Although the figures featured were reminiscent to those in 1988, they had a refreshed look and design to reflect the new cartoon series.

Also, unlike many previous releases most of the figures appeared in the TV series, adding to their popularity.

This series continued successfully through to 2006 when the cartoon series was given a new lighter look with Teenage Mutant Ninja Turtles: Fast Forward, a futuristic take on the heroic mutants, which Playmates also saw as an opportunity to sell more TMNT figures.


NECA Teenage Mutant Ninja Turtles

2007, for the first time, Playmates had competition when it was announced that NECA had acquired the license to produce Ninja Turtle figures based on their character likenesses from the original Mirage comic books. The first wave of figures consisted of the four Turtles and was released in comic and specialty stores in early 2008. The New York Comic Con also boasted an exclusive figure four-pack, and that same year, NECA released black & white versions of the Turtles just as they appeared in the pages of the comics.

Playmates celebrated the franchises 25 anniversary in 2009 by releasing the original 1988 series of figures Slash and the Party Wagon. Each figure came packaged with a vintage card art and a DVD containing one episode of the 1987 cartoon series.

A new CG animated TMNT series was aired on Nickelodeon in 2012 and Playmates released a wide variety of figures based on it.  To date there has been 10 waves of these figures with a variety of “special features”, play sets and vehicles as well as the basic characters.

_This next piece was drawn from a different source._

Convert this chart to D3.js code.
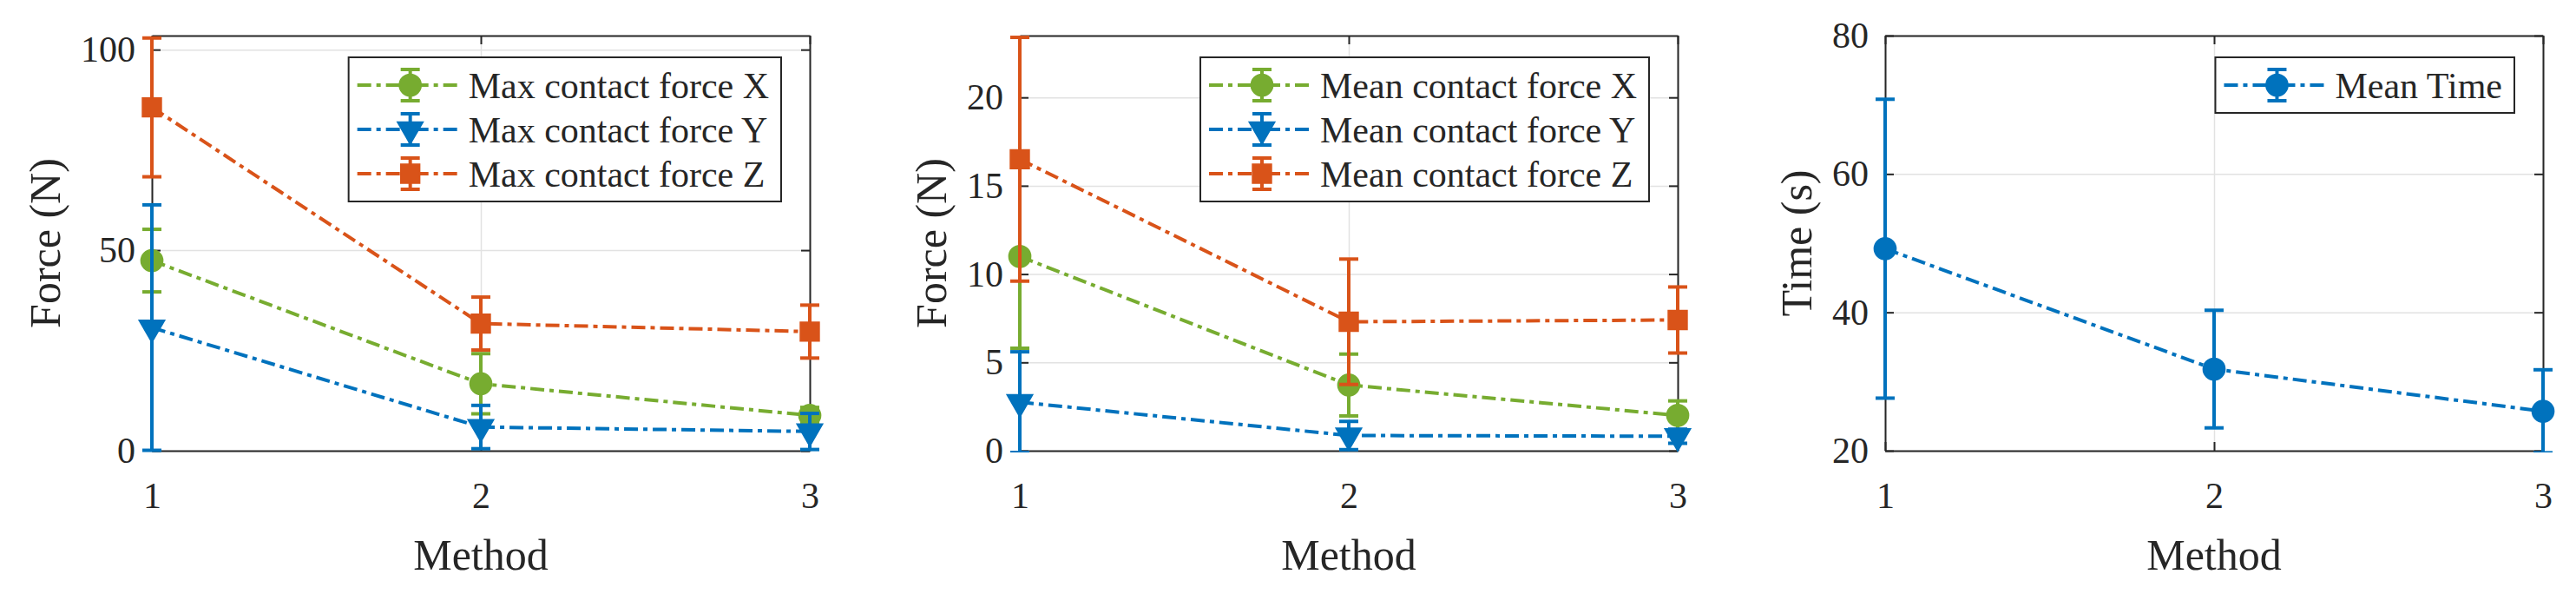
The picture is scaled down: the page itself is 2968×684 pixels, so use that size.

2015 some of the figures from the 2012 animated series were re-released as Mutation figures as well as a series of Mystic Turtle figures.

There was also a one-off series of figures based on the 2014 Jonathan Liebesman Ninja Turtles live-action movie featuring Leonardo, Donatello, Raphael, Michelangelo, Splinter, April O'Neil, Shredder and Foot Soldier. Deluxe Leo, Don, Ralph and Mikey were also released.